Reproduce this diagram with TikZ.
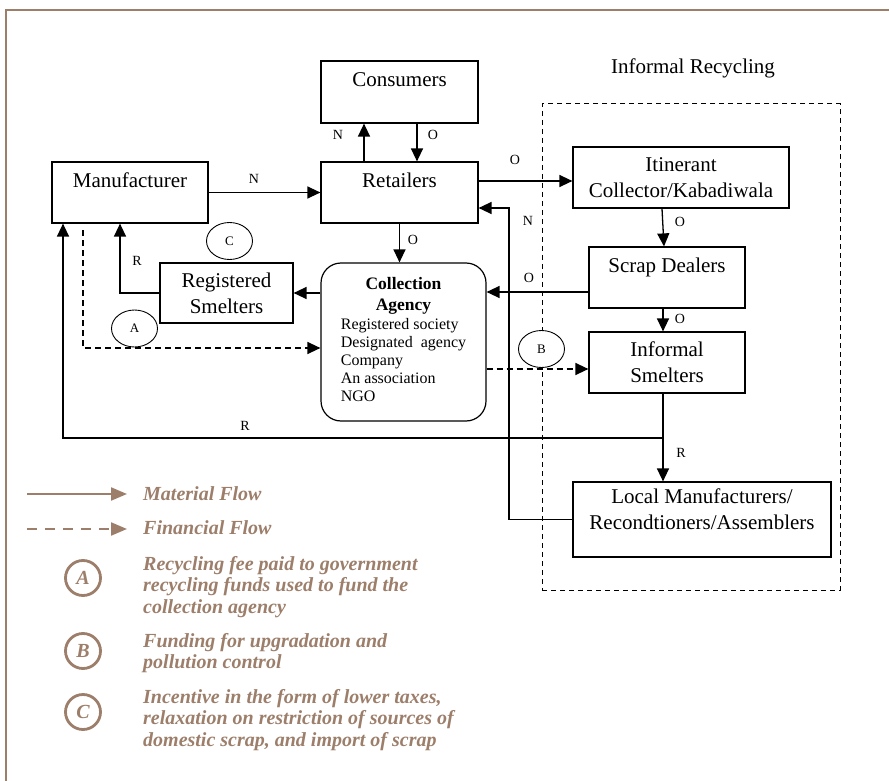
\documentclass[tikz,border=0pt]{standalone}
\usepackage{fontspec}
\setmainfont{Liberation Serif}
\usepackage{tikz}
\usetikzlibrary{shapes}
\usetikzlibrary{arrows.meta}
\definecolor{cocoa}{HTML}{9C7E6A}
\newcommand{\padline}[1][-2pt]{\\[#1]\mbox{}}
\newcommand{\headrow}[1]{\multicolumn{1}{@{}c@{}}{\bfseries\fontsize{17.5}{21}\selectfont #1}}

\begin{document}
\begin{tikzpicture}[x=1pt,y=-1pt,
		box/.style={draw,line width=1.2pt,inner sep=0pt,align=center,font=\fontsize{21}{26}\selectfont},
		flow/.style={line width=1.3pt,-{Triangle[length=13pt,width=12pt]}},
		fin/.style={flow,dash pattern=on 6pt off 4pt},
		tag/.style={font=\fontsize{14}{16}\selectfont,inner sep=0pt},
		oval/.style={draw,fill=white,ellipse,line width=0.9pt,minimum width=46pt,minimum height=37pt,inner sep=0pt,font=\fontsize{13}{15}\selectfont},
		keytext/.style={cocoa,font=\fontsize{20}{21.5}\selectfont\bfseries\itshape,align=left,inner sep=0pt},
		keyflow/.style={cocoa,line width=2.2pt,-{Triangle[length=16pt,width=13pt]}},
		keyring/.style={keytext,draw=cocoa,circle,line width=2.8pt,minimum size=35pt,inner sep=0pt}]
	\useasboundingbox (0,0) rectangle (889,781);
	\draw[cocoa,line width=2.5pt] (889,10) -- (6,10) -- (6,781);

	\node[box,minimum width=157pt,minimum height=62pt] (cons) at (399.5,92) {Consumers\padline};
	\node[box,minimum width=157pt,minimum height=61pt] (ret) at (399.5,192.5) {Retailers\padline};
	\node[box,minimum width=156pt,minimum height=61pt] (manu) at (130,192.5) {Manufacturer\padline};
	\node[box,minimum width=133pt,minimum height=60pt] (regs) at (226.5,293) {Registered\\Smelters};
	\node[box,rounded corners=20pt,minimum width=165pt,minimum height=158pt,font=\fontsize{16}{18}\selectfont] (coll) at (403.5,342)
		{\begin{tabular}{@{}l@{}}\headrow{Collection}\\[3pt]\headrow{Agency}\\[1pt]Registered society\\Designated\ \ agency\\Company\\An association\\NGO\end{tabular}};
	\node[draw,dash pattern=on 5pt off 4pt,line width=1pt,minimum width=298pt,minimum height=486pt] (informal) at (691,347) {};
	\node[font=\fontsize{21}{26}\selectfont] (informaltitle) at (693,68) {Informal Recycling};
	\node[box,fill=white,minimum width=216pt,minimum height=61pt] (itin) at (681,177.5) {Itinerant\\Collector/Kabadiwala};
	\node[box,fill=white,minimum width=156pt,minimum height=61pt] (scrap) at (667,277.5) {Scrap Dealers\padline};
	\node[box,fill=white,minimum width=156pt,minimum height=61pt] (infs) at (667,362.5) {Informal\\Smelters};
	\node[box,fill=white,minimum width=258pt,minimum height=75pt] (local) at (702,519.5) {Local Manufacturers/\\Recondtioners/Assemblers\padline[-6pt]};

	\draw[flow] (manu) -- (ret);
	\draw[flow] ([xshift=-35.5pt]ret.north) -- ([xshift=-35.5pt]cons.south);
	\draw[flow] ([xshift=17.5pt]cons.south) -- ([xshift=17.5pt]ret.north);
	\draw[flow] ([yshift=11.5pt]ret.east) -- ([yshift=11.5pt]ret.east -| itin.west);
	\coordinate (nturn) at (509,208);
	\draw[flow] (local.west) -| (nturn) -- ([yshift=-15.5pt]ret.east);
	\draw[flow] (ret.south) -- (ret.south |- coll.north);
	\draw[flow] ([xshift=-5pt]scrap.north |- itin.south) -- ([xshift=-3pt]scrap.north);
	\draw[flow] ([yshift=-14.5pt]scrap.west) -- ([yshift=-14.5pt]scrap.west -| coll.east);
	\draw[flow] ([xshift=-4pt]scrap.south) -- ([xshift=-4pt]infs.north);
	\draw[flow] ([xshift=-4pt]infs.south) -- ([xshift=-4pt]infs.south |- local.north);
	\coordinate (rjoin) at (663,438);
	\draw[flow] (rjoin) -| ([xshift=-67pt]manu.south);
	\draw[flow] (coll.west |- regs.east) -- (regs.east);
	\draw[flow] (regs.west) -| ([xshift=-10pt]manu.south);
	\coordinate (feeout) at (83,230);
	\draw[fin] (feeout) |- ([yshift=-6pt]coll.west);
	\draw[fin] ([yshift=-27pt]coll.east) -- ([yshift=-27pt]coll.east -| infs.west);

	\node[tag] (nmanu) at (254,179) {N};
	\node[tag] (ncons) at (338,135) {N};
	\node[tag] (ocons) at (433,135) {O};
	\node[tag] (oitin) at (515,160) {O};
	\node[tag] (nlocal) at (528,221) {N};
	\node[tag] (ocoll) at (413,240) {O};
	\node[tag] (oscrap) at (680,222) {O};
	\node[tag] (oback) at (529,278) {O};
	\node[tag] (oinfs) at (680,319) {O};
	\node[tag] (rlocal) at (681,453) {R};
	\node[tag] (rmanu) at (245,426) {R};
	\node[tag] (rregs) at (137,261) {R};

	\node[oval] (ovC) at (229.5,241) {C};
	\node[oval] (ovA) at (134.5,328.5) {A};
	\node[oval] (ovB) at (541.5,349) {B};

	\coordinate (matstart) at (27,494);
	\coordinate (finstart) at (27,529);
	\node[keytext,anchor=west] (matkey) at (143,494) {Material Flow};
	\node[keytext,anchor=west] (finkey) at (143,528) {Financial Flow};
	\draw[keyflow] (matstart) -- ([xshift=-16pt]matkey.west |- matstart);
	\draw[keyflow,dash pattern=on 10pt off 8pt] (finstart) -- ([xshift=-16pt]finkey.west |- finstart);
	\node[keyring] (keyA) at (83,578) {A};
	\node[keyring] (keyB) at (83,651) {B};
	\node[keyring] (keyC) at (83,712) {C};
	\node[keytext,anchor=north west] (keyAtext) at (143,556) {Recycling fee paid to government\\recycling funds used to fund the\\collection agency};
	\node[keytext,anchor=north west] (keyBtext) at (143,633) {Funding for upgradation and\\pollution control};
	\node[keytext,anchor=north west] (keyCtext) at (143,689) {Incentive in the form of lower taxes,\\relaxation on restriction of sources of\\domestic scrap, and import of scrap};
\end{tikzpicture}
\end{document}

§

### DESCRIPTION OF THE TASK
Write out each line again precisely as it appears, skipping every picture.

### FULL OUTPUT
Reproduce this diagram with TikZ.
\documentclass[tikz,border=0pt]{standalone}
\usepackage{fontspec}
\setmainfont{Liberation Serif}
\usepackage{tikz}
\usetikzlibrary{shapes}
\usetikzlibrary{arrows.meta}
\definecolor{cocoa}{HTML}{9C7E6A}
\newcommand{\padline}[1][-2pt]{\\[#1]\mbox{}}
\newcommand{\headrow}[1]{\multicolumn{1}{@{}c@{}}{\bfseries\fontsize{17.5}{21}\selectfont #1}}

\begin{document}
\begin{tikzpicture}[x=1pt,y=-1pt,
		box/.style={draw,line width=1.2pt,inner sep=0pt,align=center,font=\fontsize{21}{26}\selectfont},
		flow/.style={line width=1.3pt,-{Triangle[length=13pt,width=12pt]}},
		fin/.style={flow,dash pattern=on 6pt off 4pt},
		tag/.style={font=\fontsize{14}{16}\selectfont,inner sep=0pt},
		oval/.style={draw,fill=white,ellipse,line width=0.9pt,minimum width=46pt,minimum height=37pt,inner sep=0pt,font=\fontsize{13}{15}\selectfont},
		keytext/.style={cocoa,font=\fontsize{20}{21.5}\selectfont\bfseries\itshape,align=left,inner sep=0pt},
		keyflow/.style={cocoa,line width=2.2pt,-{Triangle[length=16pt,width=13pt]}},
		keyring/.style={keytext,draw=cocoa,circle,line width=2.8pt,minimum size=35pt,inner sep=0pt}]
	\useasboundingbox (0,0) rectangle (889,781);
	\draw[cocoa,line width=2.5pt] (889,10) -- (6,10) -- (6,781);

	\node[box,minimum width=157pt,minimum height=62pt] (cons) at (399.5,92) {Consumers\padline};
	\node[box,minimum width=157pt,minimum height=61pt] (ret) at (399.5,192.5) {Retailers\padline};
	\node[box,minimum width=156pt,minimum height=61pt] (manu) at (130,192.5) {Manufacturer\padline};
	\node[box,minimum width=133pt,minimum height=60pt] (regs) at (226.5,293) {Registered\\Smelters};
	\node[box,rounded corners=20pt,minimum width=165pt,minimum height=158pt,font=\fontsize{16}{18}\selectfont] (coll) at (403.5,342)
		{\begin{tabular}{@{}l@{}}\headrow{Collection}\\[3pt]\headrow{Agency}\\[1pt]Registered society\\Designated\ \ agency\\Company\\An association\\NGO\end{tabular}};
	\node[draw,dash pattern=on 5pt off 4pt,line width=1pt,minimum width=298pt,minimum height=486pt] (informal) at (691,347) {};
	\node[font=\fontsize{21}{26}\selectfont] (informaltitle) at (693,68) {Informal Recycling};
	\node[box,fill=white,minimum width=216pt,minimum height=61pt] (itin) at (681,177.5) {Itinerant\\Collector/Kabadiwala};
	\node[box,fill=white,minimum width=156pt,minimum height=61pt] (scrap) at (667,277.5) {Scrap Dealers\padline};
	\node[box,fill=white,minimum width=156pt,minimum height=61pt] (infs) at (667,362.5) {Informal\\Smelters};
	\node[box,fill=white,minimum width=258pt,minimum height=75pt] (local) at (702,519.5) {Local Manufacturers/\\Recondtioners/Assemblers\padline[-6pt]};

	\draw[flow] (manu) -- (ret);
	\draw[flow] ([xshift=-35.5pt]ret.north) -- ([xshift=-35.5pt]cons.south);
	\draw[flow] ([xshift=17.5pt]cons.south) -- ([xshift=17.5pt]ret.north);
	\draw[flow] ([yshift=11.5pt]ret.east) -- ([yshift=11.5pt]ret.east -| itin.west);
	\coordinate (nturn) at (509,208);
	\draw[flow] (local.west) -| (nturn) -- ([yshift=-15.5pt]ret.east);
	\draw[flow] (ret.south) -- (ret.south |- coll.north);
	\draw[flow] ([xshift=-5pt]scrap.north |- itin.south) -- ([xshift=-3pt]scrap.north);
	\draw[flow] ([yshift=-14.5pt]scrap.west) -- ([yshift=-14.5pt]scrap.west -| coll.east);
	\draw[flow] ([xshift=-4pt]scrap.south) -- ([xshift=-4pt]infs.north);
	\draw[flow] ([xshift=-4pt]infs.south) -- ([xshift=-4pt]infs.south |- local.north);
	\coordinate (rjoin) at (663,438);
	\draw[flow] (rjoin) -| ([xshift=-67pt]manu.south);
	\draw[flow] (coll.west |- regs.east) -- (regs.east);
	\draw[flow] (regs.west) -| ([xshift=-10pt]manu.south);
	\coordinate (feeout) at (83,230);
	\draw[fin] (feeout) |- ([yshift=-6pt]coll.west);
	\draw[fin] ([yshift=-27pt]coll.east) -- ([yshift=-27pt]coll.east -| infs.west);

	\node[tag] (nmanu) at (254,179) {N};
	\node[tag] (ncons) at (338,135) {N};
	\node[tag] (ocons) at (433,135) {O};
	\node[tag] (oitin) at (515,160) {O};
	\node[tag] (nlocal) at (528,221) {N};
	\node[tag] (ocoll) at (413,240) {O};
	\node[tag] (oscrap) at (680,222) {O};
	\node[tag] (oback) at (529,278) {O};
	\node[tag] (oinfs) at (680,319) {O};
	\node[tag] (rlocal) at (681,453) {R};
	\node[tag] (rmanu) at (245,426) {R};
	\node[tag] (rregs) at (137,261) {R};

	\node[oval] (ovC) at (229.5,241) {C};
	\node[oval] (ovA) at (134.5,328.5) {A};
	\node[oval] (ovB) at (541.5,349) {B};

	\coordinate (matstart) at (27,494);
	\coordinate (finstart) at (27,529);
	\node[keytext,anchor=west] (matkey) at (143,494) {Material Flow};
	\node[keytext,anchor=west] (finkey) at (143,528) {Financial Flow};
	\draw[keyflow] (matstart) -- ([xshift=-16pt]matkey.west |- matstart);
	\draw[keyflow,dash pattern=on 10pt off 8pt] (finstart) -- ([xshift=-16pt]finkey.west |- finstart);
	\node[keyring] (keyA) at (83,578) {A};
	\node[keyring] (keyB) at (83,651) {B};
	\node[keyring] (keyC) at (83,712) {C};
	\node[keytext,anchor=north west] (keyAtext) at (143,556) {Recycling fee paid to government\\recycling funds used to fund the\\collection agency};
	\node[keytext,anchor=north west] (keyBtext) at (143,633) {Funding for upgradation and\\pollution control};
	\node[keytext,anchor=north west] (keyCtext) at (143,689) {Incentive in the form of lower taxes,\\relaxation on restriction of sources of\\domestic scrap, and import of scrap};
\end{tikzpicture}
\end{document}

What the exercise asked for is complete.